Organised hunting of endangered wildlife, including elephants and lions, mostly benefits wealthy white landowners while exploiting black workers by paying them “pitiful” wages, according to Ross Harvey, an independent South African environmental economist.
The document is being delivered in Parliament on Wednesday before the consultation ends on Saturday.
Switching to other types of tourism would create 11 times as many jobs in South Africa, and they would be more highly skilled roles, Dr Harvey said.
He told The Independent research suggested workers on South Africa’s 9,000 or more wildlife ranches were exploited as deeply as during apartheid — and possibly more so.
“Labourers on ranches and hunting concessions, who are mostly black South Africans, earn pitiful wages,” he said. “A median income for them is 3,500 rand (£185), so it contributes to exploitation and inequality. Together with Brazil, South Africa is the most unequal society on the planet.”
The average monthly salary in the country is about R30,000 (£1,600) and the minimum wage is more than R4,000 (£212) a month.
In 2018, the World Bank identified South Africa as the most unequal country in the world, with black people at the highest risk of poverty.

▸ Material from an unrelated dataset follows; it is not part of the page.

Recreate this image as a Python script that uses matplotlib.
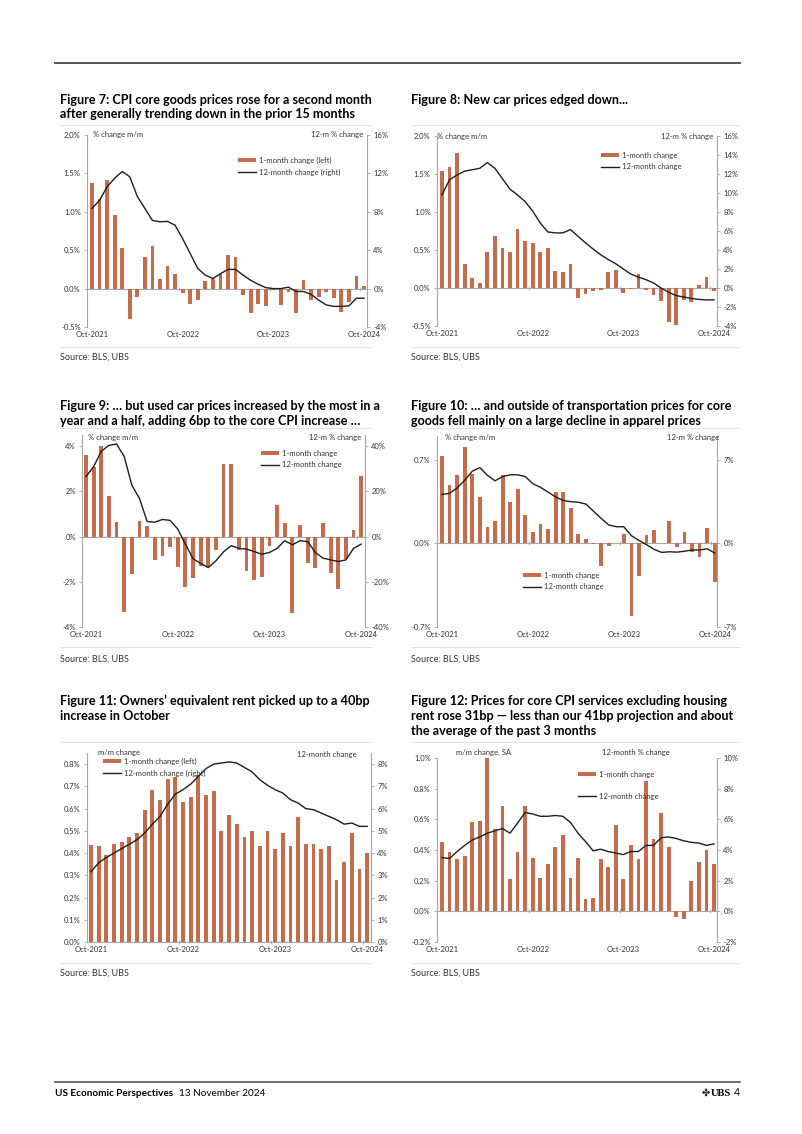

Dr Harvey’s report, seen exclusively by The Independent and which draws on more than 40 expert and academic pieces of research, argues trophy hunting could be phased out over five years, saying it “perpetuates a colonial and apartheid-era master-slave dynamic”.
The study concludes: “For South Africa alone, land currently allocated to hunting could provide 193,000 jobs instead of only 17,000.
“Moreover, the quality of hunting jobs is highly questionable, and evidence suggests that South Africa’s conversion of agricultural land to game ranching has worsened job security and deepened inequalities.
“This is the very opposite of community empowerment, which non-consumptive tourism is better able to accomplish.”
Hunting jobs in particular are mostly related to tracking and cleaning, he said, whereas tourism based on photography requires a lot more labour and the pay is better because the jobs are more highly skilled.
Not every hectare of hunting land lends itself to photography, he acknowledged, but alternatives include high-tech schemes that pay local residents to restore forests and profitable conservation projects.
Hunt supporters say organised shooting on dedicated land protects wildlife elsewhere.
And permit fees, which can run into the tens of thousands of pounds in the case of animals such as elephants, can be put towards conservation or benefit local communities, they claim.
Hunting companies also argue that they remove only older males so do not harm wildlife populations.
But Dr Harvey, a former researcher at the South African Institute of International Affairs, a think tank on sustainable economics, disputed this, saying such bulls remain reproductive for almost their entire lives. Killing them also skewed population dynamics and made younger males “delinquent” and aggressive, he said.
South African safari operators promote holidays to UK tourists who may shoot captive-bred lions in fenced areas from which there is no escape, and trophy imports are rising.
The number of British hunters bringing back the parts from farmed lions more than doubled in the three years after the highly publicised death of Cecil the lion, compared with the three years before, official figures show.
Imports after the 2015 shooting jumped to 59, against 27 before. In 2007 just four lion trophies were brought into Britain, but in 2017 the figure was 15, according to the Convention on the International Trade in Endangered Species of Wild Fauna and Flora (Cites).
The government consultation will also consider other options, including tighter controls and a ban applying only to certain species.